— START —
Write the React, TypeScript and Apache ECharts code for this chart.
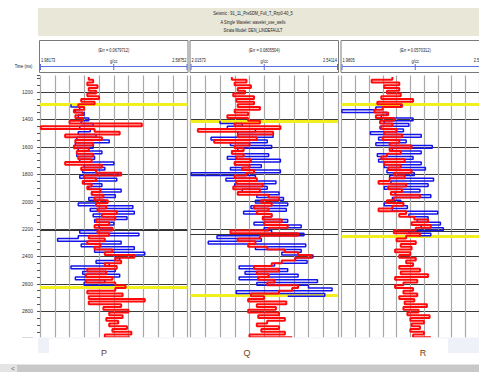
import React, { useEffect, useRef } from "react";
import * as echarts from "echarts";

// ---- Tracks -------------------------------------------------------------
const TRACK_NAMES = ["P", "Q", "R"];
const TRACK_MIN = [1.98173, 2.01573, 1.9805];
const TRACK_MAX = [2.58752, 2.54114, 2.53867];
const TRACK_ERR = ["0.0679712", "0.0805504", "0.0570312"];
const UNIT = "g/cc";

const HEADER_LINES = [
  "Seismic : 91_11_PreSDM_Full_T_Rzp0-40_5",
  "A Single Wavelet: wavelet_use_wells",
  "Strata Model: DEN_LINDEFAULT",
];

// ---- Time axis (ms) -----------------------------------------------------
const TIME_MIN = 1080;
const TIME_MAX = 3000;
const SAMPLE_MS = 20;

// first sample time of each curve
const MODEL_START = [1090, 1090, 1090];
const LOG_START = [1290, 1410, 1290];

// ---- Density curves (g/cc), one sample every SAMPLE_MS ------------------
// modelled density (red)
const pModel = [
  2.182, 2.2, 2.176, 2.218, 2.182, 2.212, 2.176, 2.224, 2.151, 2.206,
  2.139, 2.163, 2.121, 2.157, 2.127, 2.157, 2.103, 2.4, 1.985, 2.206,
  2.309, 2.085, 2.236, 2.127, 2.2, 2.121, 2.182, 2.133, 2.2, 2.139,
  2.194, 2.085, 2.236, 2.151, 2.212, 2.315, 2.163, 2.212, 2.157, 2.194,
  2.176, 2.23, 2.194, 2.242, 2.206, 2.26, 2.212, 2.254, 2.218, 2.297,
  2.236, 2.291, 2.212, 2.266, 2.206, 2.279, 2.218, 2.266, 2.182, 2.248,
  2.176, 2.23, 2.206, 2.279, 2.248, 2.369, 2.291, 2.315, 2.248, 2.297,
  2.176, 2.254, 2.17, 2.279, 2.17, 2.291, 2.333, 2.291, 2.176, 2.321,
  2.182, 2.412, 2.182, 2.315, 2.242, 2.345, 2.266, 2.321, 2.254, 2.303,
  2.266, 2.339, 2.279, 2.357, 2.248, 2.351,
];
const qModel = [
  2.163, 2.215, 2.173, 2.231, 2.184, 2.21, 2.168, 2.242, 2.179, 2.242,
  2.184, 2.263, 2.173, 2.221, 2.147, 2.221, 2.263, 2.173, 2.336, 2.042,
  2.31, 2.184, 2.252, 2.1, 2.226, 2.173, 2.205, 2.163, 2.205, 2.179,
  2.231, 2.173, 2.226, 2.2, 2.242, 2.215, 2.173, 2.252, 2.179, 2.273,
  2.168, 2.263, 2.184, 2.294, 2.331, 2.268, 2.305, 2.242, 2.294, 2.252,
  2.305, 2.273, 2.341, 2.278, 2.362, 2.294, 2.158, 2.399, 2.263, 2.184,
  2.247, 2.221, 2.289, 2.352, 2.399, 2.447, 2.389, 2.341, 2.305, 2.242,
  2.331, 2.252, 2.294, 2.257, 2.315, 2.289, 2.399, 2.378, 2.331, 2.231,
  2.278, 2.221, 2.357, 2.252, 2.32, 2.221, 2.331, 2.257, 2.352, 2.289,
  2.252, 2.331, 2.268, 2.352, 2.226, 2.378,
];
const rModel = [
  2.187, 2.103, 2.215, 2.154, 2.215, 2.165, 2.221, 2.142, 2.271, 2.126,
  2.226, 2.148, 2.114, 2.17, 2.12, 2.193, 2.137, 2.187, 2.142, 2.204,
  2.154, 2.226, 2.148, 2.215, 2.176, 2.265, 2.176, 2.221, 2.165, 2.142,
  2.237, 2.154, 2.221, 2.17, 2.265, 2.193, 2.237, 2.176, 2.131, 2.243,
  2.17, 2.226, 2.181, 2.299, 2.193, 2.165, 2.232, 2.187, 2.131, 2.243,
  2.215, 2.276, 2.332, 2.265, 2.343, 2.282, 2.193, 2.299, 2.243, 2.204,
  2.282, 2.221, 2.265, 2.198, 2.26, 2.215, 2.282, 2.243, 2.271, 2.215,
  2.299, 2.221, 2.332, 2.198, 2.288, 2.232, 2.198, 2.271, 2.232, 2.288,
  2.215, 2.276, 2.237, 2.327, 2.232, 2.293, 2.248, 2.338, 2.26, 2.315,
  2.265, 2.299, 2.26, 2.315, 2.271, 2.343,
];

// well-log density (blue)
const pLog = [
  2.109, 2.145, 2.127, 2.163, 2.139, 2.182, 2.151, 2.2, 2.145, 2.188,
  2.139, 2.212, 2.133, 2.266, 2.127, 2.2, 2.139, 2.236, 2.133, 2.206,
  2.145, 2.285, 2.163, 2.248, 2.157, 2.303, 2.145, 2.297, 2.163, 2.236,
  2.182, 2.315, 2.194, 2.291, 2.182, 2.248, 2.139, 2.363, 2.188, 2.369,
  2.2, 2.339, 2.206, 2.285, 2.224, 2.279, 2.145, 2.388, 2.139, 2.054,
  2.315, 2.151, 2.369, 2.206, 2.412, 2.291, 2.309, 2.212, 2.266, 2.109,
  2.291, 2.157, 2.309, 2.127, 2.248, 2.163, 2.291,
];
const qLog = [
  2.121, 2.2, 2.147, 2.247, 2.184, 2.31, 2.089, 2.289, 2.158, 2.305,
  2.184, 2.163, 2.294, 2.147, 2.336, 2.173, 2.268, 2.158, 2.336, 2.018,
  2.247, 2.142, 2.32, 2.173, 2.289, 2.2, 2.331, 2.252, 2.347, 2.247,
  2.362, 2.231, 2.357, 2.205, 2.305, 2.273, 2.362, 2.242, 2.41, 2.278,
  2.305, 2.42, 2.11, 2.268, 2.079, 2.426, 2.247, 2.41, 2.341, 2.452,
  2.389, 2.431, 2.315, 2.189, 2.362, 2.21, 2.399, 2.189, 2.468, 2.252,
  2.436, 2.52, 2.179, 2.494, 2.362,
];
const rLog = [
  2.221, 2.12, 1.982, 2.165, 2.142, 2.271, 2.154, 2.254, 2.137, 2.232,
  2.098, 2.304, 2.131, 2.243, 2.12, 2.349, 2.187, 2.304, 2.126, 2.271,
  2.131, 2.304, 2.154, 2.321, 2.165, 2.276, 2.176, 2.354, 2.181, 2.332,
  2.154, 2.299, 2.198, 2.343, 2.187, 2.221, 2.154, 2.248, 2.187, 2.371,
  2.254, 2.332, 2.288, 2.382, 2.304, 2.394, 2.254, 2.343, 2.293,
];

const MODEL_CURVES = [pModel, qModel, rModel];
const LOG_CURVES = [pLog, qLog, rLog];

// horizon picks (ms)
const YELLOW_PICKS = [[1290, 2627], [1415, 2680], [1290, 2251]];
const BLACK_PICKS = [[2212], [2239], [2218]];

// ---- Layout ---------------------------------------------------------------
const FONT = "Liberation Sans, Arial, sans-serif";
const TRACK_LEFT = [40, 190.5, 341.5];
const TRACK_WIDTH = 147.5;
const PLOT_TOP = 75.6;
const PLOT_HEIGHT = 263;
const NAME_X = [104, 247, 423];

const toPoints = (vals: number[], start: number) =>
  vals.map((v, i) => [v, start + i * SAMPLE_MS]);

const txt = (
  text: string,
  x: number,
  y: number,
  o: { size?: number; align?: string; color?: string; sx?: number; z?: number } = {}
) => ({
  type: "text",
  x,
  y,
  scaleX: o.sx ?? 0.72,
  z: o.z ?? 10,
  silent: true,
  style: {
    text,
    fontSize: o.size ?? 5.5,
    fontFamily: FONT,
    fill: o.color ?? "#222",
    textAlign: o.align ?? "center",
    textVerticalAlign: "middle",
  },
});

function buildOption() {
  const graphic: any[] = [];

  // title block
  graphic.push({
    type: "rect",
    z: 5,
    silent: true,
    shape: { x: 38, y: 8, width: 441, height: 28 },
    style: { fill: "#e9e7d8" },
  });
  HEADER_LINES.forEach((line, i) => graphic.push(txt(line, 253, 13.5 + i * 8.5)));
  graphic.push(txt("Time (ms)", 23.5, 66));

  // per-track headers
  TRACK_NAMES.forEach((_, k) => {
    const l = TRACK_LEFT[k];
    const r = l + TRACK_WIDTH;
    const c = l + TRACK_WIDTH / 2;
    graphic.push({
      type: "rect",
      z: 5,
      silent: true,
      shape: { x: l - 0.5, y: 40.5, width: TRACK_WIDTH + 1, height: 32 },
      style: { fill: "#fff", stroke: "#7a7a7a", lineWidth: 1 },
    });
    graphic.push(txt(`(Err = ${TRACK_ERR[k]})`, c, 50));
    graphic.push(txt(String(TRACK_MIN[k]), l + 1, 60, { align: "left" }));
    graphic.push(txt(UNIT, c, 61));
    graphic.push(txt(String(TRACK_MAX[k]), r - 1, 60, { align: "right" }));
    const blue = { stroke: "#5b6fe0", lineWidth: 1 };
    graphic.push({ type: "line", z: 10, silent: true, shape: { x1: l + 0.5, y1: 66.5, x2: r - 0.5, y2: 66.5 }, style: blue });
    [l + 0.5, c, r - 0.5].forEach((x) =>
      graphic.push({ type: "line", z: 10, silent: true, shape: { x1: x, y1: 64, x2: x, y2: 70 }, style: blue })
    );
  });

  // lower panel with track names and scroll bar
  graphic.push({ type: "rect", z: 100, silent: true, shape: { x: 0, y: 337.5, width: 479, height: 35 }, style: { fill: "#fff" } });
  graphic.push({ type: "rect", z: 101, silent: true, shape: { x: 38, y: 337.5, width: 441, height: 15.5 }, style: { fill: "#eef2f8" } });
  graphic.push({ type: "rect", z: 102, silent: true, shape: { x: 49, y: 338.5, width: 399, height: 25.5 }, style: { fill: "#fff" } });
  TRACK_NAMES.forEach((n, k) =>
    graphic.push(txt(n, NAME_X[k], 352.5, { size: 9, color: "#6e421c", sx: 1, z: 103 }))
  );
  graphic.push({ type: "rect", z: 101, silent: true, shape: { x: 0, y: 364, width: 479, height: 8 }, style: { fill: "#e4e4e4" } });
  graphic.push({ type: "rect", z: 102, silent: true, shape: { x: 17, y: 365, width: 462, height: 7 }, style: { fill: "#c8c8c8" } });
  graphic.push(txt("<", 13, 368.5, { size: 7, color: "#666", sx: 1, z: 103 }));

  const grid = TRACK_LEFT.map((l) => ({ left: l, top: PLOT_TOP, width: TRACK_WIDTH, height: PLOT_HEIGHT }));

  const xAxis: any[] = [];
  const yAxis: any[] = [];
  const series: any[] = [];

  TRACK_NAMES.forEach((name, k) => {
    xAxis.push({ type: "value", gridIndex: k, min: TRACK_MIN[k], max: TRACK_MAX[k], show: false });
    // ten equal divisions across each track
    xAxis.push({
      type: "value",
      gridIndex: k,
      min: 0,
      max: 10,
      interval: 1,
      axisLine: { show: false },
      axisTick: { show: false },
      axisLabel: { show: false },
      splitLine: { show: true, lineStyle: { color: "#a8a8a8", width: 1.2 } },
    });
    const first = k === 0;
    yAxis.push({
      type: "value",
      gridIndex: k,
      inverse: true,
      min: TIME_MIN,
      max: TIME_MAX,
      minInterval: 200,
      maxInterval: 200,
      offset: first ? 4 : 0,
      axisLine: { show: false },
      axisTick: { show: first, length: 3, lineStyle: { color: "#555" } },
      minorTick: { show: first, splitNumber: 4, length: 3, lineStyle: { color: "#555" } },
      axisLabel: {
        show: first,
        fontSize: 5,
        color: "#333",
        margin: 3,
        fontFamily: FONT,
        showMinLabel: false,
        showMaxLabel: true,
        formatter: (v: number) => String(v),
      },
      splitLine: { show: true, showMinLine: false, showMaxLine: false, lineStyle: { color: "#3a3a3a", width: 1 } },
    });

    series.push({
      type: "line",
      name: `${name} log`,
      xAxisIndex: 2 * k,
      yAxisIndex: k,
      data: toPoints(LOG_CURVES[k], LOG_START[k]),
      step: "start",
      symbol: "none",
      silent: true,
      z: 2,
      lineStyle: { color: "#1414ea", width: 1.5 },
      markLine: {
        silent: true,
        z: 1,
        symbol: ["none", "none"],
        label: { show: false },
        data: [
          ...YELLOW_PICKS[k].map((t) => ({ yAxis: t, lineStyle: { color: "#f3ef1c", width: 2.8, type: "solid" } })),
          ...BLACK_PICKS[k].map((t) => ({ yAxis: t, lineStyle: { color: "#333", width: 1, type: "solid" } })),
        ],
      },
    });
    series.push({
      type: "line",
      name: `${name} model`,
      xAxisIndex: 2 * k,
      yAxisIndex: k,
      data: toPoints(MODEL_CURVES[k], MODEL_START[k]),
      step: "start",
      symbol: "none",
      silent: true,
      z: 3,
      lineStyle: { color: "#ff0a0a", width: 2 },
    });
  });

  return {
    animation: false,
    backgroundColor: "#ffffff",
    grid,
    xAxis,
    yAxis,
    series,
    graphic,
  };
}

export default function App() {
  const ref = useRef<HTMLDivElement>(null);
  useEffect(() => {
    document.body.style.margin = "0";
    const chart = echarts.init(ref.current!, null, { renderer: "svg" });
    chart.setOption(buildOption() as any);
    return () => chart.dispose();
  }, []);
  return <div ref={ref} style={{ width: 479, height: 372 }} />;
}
— END —
» Prompt: Copy nothing but the lines from the first one in the listing through the line with "import * as", and omit the pictures.

» Response to the task:
Write the React, TypeScript and Apache ECharts code for this chart.
import React, { useEffect, useRef } from "react";
import * as echarts from "echarts";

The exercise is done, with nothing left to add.